A bonança externa passou, embora sem virar tempestade. Seu lugar no cenário foi ocupado pelo déficit em conta corrente do balanço de pagamentos, rumando neste ano para cerca de US$ 80 bilhões, perto de 4% do PIB. Só para conter a desvalorização rápida da taxa de câmbio o governo já ceifou, desde maio, por intermédio de swaps, mais de 20% das reservas. O elevado custo Brasil, que subtrai uns 25% (noves fora a taxa de câmbio) da nossa competitividade, enfraquece as exportações brasileiras de manufaturados e garante crescente fatia do mercado interno aos importados.
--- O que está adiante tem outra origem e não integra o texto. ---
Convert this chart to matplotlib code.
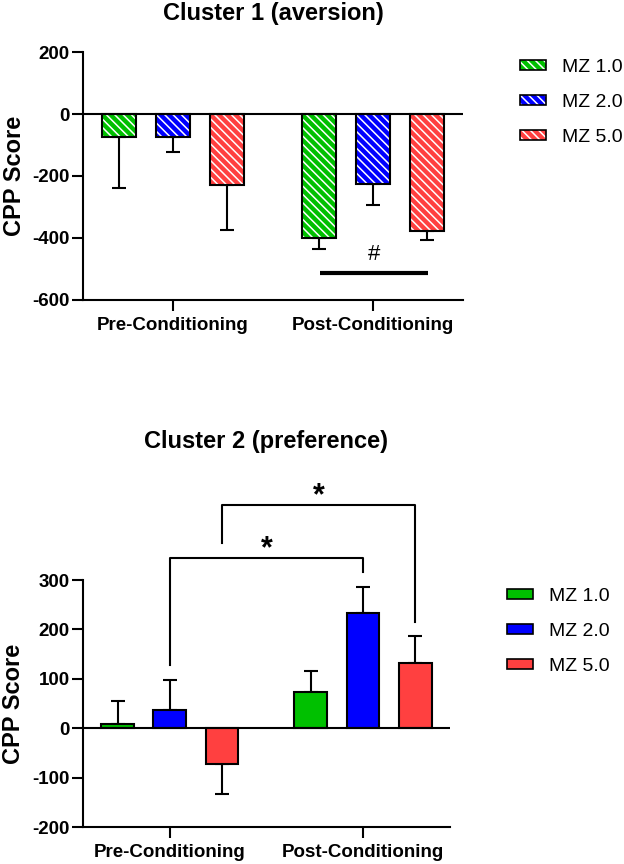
import numpy as np
import matplotlib
matplotlib.use("Agg")
import matplotlib.pyplot as plt
from matplotlib.patches import Patch
from matplotlib.legend_handler import HandlerTuple

plt.rcParams['font.family'] = ['Liberation Sans', 'DejaVu Sans']
plt.rcParams['hatch.linewidth'] = 1.1
plt.rcParams['axes.unicode_minus'] = False

# -----------------------
# Data
# -----------------------
phases = ["Pre-Conditioning", "Post-Conditioning"]
groups = ["MZ 1.0", "MZ 2.0", "MZ 5.0"]
colors = ["#00C000", "#0000FF", "#FF4040"]

# Cluster 1 (aversion): mean and SEM per group, [pre, post]
c1_mean = {"MZ 1.0": [-73, -400], "MZ 2.0": [-73, -227], "MZ 5.0": [-230, -378]}
c1_sem = {"MZ 1.0": [165, 35], "MZ 2.0": [49, 68], "MZ 5.0": [144, 30]}

# Cluster 2 (preference)
c2_mean = {"MZ 1.0": [9, 74], "MZ 2.0": [36, 234], "MZ 5.0": [-72, 132]}
c2_sem = {"MZ 1.0": [47, 41], "MZ 2.0": [62, 51], "MZ 5.0": [61, 55]}

c1_yticks = [-600, -400, -200, 0, 200]
c2_yticks = [-200, -100, 0, 100, 200, 300]

# '#' line under the post-conditioning bars of cluster 1
hash_x = [0.735, 1.275]
hash_y = -513

# significance brackets for cluster 2:
# (group, phase) -> (group, phase), left leg bottom, bar height, right leg bottom
brackets = [
    (("MZ 2.0", 0), ("MZ 2.0", 1), 128, 345, 316, "*"),
    (("MZ 5.0", 0), ("MZ 5.0", 1), 375, 452, 215, "*"),
]

WIDTH = 0.17
OFFSETS = [-0.27, 0.0, 0.27]
LW = 1.5


def style_axes(ax, ylim, yticks, label_x):
    ax.set_xlim(-0.45, 1.45)
    ax.set_ylim(*ylim)
    ax.set_yticks(yticks)
    ax.set_xticks(range(len(phases)))
    ax.set_xticklabels(phases)
    for side in ["top", "right"]:
        ax.spines[side].set_visible(False)
    for side in ["left", "bottom"]:
        ax.spines[side].set_linewidth(LW)
    ax.tick_params(width=LW, length=8, labelsize=13.5, pad=1.5)
    ax.tick_params(axis="x", pad=4)
    for lab in ax.get_xticklabels() + ax.get_yticklabels():
        lab.set_fontweight("bold")
    ax.axhline(0, color="black", lw=LW, zorder=4)
    ax.set_ylabel("CPP Score", fontsize=17, fontweight="bold")
    ax.yaxis.set_label_coords(label_x, 0.5)


def one_sided_err(means, sems):
    means = np.array(means)
    sems = np.array(sems)
    lower = np.where(means < 0, sems, 0)
    upper = np.where(means >= 0, sems, 0)
    return [lower, upper]


fig = plt.figure(figsize=(6.24, 8.64), dpi=100)
ax1 = fig.add_axes([0.1330, 0.6528, 0.6090, 0.2870])
ax2 = fig.add_axes([0.1330, 0.0428, 0.5881, 0.2859])

x = np.arange(len(phases))
leg_kw = dict(bbox_transform=fig.transFigure, frameon=False, fontsize=14,
              borderpad=0, borderaxespad=0, handlelength=1.34, handleheight=0.45,
              handletextpad=0.82, labelspacing=0.93, loc="upper left")

# -----------------------
# Cluster 1 (hatched bars)
# -----------------------
handles1 = []
for g, c, off in zip(groups, colors, OFFSETS):
    pos = x + off
    ax1.errorbar(pos, c1_mean[g], yerr=one_sided_err(c1_mean[g], c1_sem[g]),
                 fmt="none", ecolor="black", elinewidth=LW, capsize=5,
                 capthick=LW, zorder=1)
    ax1.bar(pos, c1_mean[g], WIDTH, color=c, edgecolor="white",
            hatch="\\\\\\\\", linewidth=0, zorder=2)
    ax1.bar(pos, c1_mean[g], WIDTH, fill=False, edgecolor="black",
            linewidth=LW, zorder=3)
    handles1.append((Patch(facecolor=c, edgecolor="white", hatch="\\\\\\\\", linewidth=0),
                     Patch(fill=False, edgecolor="black", linewidth=1.2)))

style_axes(ax1, (-600, 200), c1_yticks, -0.151)
ax1.set_title("Cluster 1 (aversion)", fontsize=17, fontweight="bold", pad=23)

ax1.plot(hash_x, [hash_y, hash_y], color="black", lw=3, solid_capstyle="butt")
ax1.text(np.mean(hash_x), hash_y + 60, "#", ha="center", va="center", fontsize=16)

ax1.legend(handles1, groups, handler_map={tuple: HandlerTuple(ndivide=1, pad=0)},
           bbox_to_anchor=(520 / 624, 1 - 59 / 864), **leg_kw)

# -----------------------
# Cluster 2 (solid bars)
# -----------------------
handles2 = []
for g, c, off in zip(groups, colors, OFFSETS):
    pos = x + off
    ax2.errorbar(pos, c2_mean[g], yerr=one_sided_err(c2_mean[g], c2_sem[g]),
                 fmt="none", ecolor="black", elinewidth=LW, capsize=5,
                 capthick=LW, zorder=1)
    ax2.bar(pos, c2_mean[g], WIDTH, color=c, edgecolor="black",
            linewidth=LW, zorder=2)
    handles2.append(Patch(facecolor=c, edgecolor="black", linewidth=1.2))

style_axes(ax2, (-200, 300), c2_yticks, -0.157)
ax2.set_title("Cluster 2 (preference)", fontsize=17, fontweight="bold", pad=95)

for (g1, p1), (g2, p2), y_left, y_top, y_right, mark in brackets:
    xl = p1 + OFFSETS[groups.index(g1)]
    xr = p2 + OFFSETS[groups.index(g2)]
    ax2.plot([xl, xl, xr, xr], [y_left, y_top, y_top, y_right], color="black",
             lw=LW, clip_on=False)
    ax2.text((xl + xr) / 2, y_top + 2, mark, ha="center", va="baseline",
             fontsize=22, fontweight="bold", clip_on=False)

ax2.legend(handles2, groups, bbox_to_anchor=(507 / 624, 1 - 588 / 864), **leg_kw)

fig.savefig("out.png", dpi=100)
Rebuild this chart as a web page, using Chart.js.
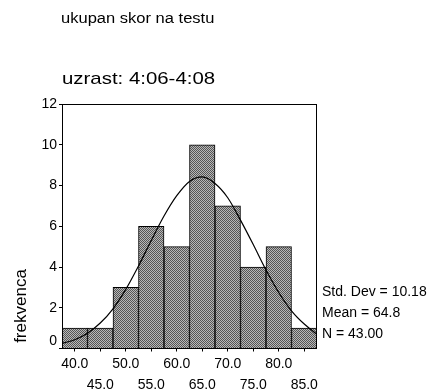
<!DOCTYPE html>
<html>
<head>
<meta charset="utf-8">
<script src="https://cdn.jsdelivr.net/npm/chart.js@4.4.0/dist/chart.umd.min.js"></script>
<style>
  html, body { margin: 0; padding: 0; background: #fff; }
  #wrap { width: 433px; height: 389px; }
</style>
</head>
<body>
<div id="wrap"><canvas id="c" width="433" height="389"></canvas></div>
<script>
// Histogram bins (centres, width 5) and their frequencies
const binCenters = [40, 45, 50, 55, 60, 65, 70, 75, 80, 85];
const counts = [1, 1, 3, 6, 5, 10, 7, 4, 5, 1];

// Fitted normal curve, sampled along the score axis
const curveX = [37.5, 40, 42.5, 45, 47.5, 50, 52.5, 55, 57.5, 60, 62.5, 65, 67.5, 70, 72.5, 75, 77.5, 80, 82.5, 85, 87.5];
const curveY = [0.25, 0.43, 0.75, 1.25, 1.95, 2.9, 4.05, 5.3, 6.5, 7.5, 8.2, 8.42, 8.1, 7.4, 6.3, 5.1, 3.85, 2.75, 1.85, 1.2, 0.7];

// Axis ticks
const xTickValues = [40, 45, 50, 55, 60, 65, 70, 75, 80, 85];
const xTickLabels = ['40.0', '45.0', '50.0', '55.0', '60.0', '65.0', '70.0', '75.0', '80.0', '85.0'];
const yTickValues = [0, 2, 4, 6, 8, 10, 12];

// Texts
const titleText = 'ukupan skor na testu';
const subtitleText = 'uzrast: 4:06-4:08';
const yAxisLabel = 'frekvenca';
const statLines = ['Std. Dev = 10.18', 'Mean = 64.8', 'N = 43.00'];

const FONT = "'Liberation Sans', Arial, sans-serif";

// Fine stipple fill for the bars
function stipple() {
  const t = document.createElement('canvas');
  t.width = 2; t.height = 2;
  const g = t.getContext('2d');
  g.fillStyle = '#b8b8b8'; g.fillRect(0, 0, 2, 2);
  g.fillStyle = '#555555'; g.fillRect(0, 0, 1, 1); g.fillRect(1, 1, 1, 1);
  return g.createPattern(t, 'repeat');
}

const decor = {
  id: 'decor',
  beforeDraw(chart) {
    const ctx = chart.ctx;
    ctx.save();
    ctx.fillStyle = '#fff';
    ctx.fillRect(0, 0, chart.width, chart.height);
    ctx.restore();
  },
  afterDatasetsDraw(chart) {
    const { ctx, chartArea: a } = chart;
    ctx.save();
    ctx.strokeStyle = '#000';
    ctx.lineWidth = 1;
    ctx.strokeRect(Math.round(a.left) + 0.5, Math.round(a.top) + 0.5,
                   Math.round(a.right - a.left) - 1, Math.round(a.bottom - a.top) - 1);
    ctx.restore();
  },
  afterDraw(chart) {
    const ctx = chart.ctx;
    const yScale = chart.scales.y;
    ctx.save();
    ctx.fillStyle = '#000';
    ctx.textBaseline = 'alphabetic';
    ctx.textAlign = 'left';

    // title lines, slightly widened
    ctx.save();
    ctx.translate(61, 23);
    ctx.scale(1.18, 1);
    ctx.font = '14px ' + FONT;
    ctx.fillText(titleText, 0, 0);
    ctx.restore();

    ctx.save();
    ctx.translate(62, 84);
    ctx.scale(1.2, 1);
    ctx.font = '17px ' + FONT;
    ctx.fillText(subtitleText, 0, 0);
    ctx.restore();

    // lowest y tick label sits a little above the axis line
    ctx.save();
    ctx.font = '14px ' + FONT;
    ctx.textAlign = 'right';
    ctx.textBaseline = 'middle';
    ctx.fillText(String(yTickValues[0]), yScale.right - 5, yScale.getPixelForValue(yTickValues[0]) - 7);
    ctx.restore();

    // y axis title
    ctx.save();
    ctx.translate(26, 306);
    ctx.rotate(-Math.PI / 2);
    ctx.textAlign = 'center';
    ctx.font = '17px ' + FONT;
    ctx.fillText(yAxisLabel, 0, 0);
    ctx.restore();

    // summary statistics
    ctx.font = '14px ' + FONT;
    const x0 = chart.chartArea.right + 5;
    statLines.forEach((s, i) => ctx.fillText(s, x0, 296 + i * 20.8));
    ctx.restore();
  }
};

new Chart(document.getElementById('c'), {
  type: 'bar',
  data: {
    datasets: [
      {
        type: 'line',
        data: curveX.map((x, i) => ({ x, y: curveY[i] })),
        borderColor: '#000',
        borderWidth: 1.2,
        pointRadius: 0,
        cubicInterpolationMode: 'monotone',
        fill: false,
        order: 0
      },
      {
        type: 'bar',
        data: binCenters.map((x, i) => ({ x, y: counts[i] })),
        backgroundColor: stipple(),
        borderColor: '#000',
        borderWidth: 1,
        barPercentage: 1,
        categoryPercentage: 1,
        order: 1
      }
    ]
  },
  options: {
    responsive: false,
    animation: false,
    layout: { padding: { top: 104, right: 116, left: 0, bottom: 0 } },
    plugins: { legend: { display: false }, tooltip: { enabled: false }, title: { display: false } },
    scales: {
      x: {
        type: 'linear',
        min: 37.5,
        max: 87.5,
        offset: false,
        border: { display: false },
        grid: { display: true, drawOnChartArea: false, drawTicks: true, tickLength: 3, tickColor: '#000', offset: false },
        afterBuildTicks(s) { s.ticks = xTickValues.map(v => ({ value: v })); },
        afterFit(s) { s.height = 40.5; },
        ticks: {
          autoSkip: false,
          maxRotation: 0,
          padding: 2,
          color: '#000',
          font: { family: FONT, size: 14, lineHeight: 1.5 },
          callback(v, i) { return i % 2 === 0 ? [xTickLabels[i], ''] : ['', xTickLabels[i]]; }
        }
      },
      y: {
        min: 0,
        max: 12,
        border: { display: false },
        grid: { display: true, drawOnChartArea: false, drawTicks: true, tickLength: 3, tickColor: '#000' },
        afterBuildTicks(s) { s.ticks = yTickValues.map(v => ({ value: v })); },
        afterFit(s) { s.width = 62; },
        ticks: {
          padding: 2,
          color: '#000',
          font: { family: FONT, size: 14 },
          // the zero label is drawn by the decor plugin
          callback(v) { return v === yTickValues[0] ? '' : String(v); }
        }
      }
    }
  },
  plugins: [decor]
});
</script>
</body>
</html>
Como já escrevi nesta página, essas dificuldades, aliadas às demandas nas áreas de educação, saúde e segurança, cairão no colo do próximo presidente, seja ele quem for. Não acredito na possibilidade de enfrentar todos os problemas de uma só vez nem naquele famoso expediente de resolver tudo com uma bala na testa do tigre. Mas não creio que na vida econômico-social haja situação sem saída. As deficiências da infraestrutura de transportes e energia, por exemplo, acenam com um vetor de dinamização da economia de dois modos: de um lado, cria demanda e emprego; do outro, aumenta a produtividade dos fatores. Tais investimentos, hoje, ao contrário do que se pensa, não estão limitados pela escassez da poupança governamental – de resto, é possível atrair recursos privados -, mas pela incapacidade de se definirem as prioridades e se executarem os projetos.
A competência humana consiste justamente em não nos deixarmos tragar por fatores que não são da nossa escolha. A competência, caros leitores, pode, sim, fazer a diferença.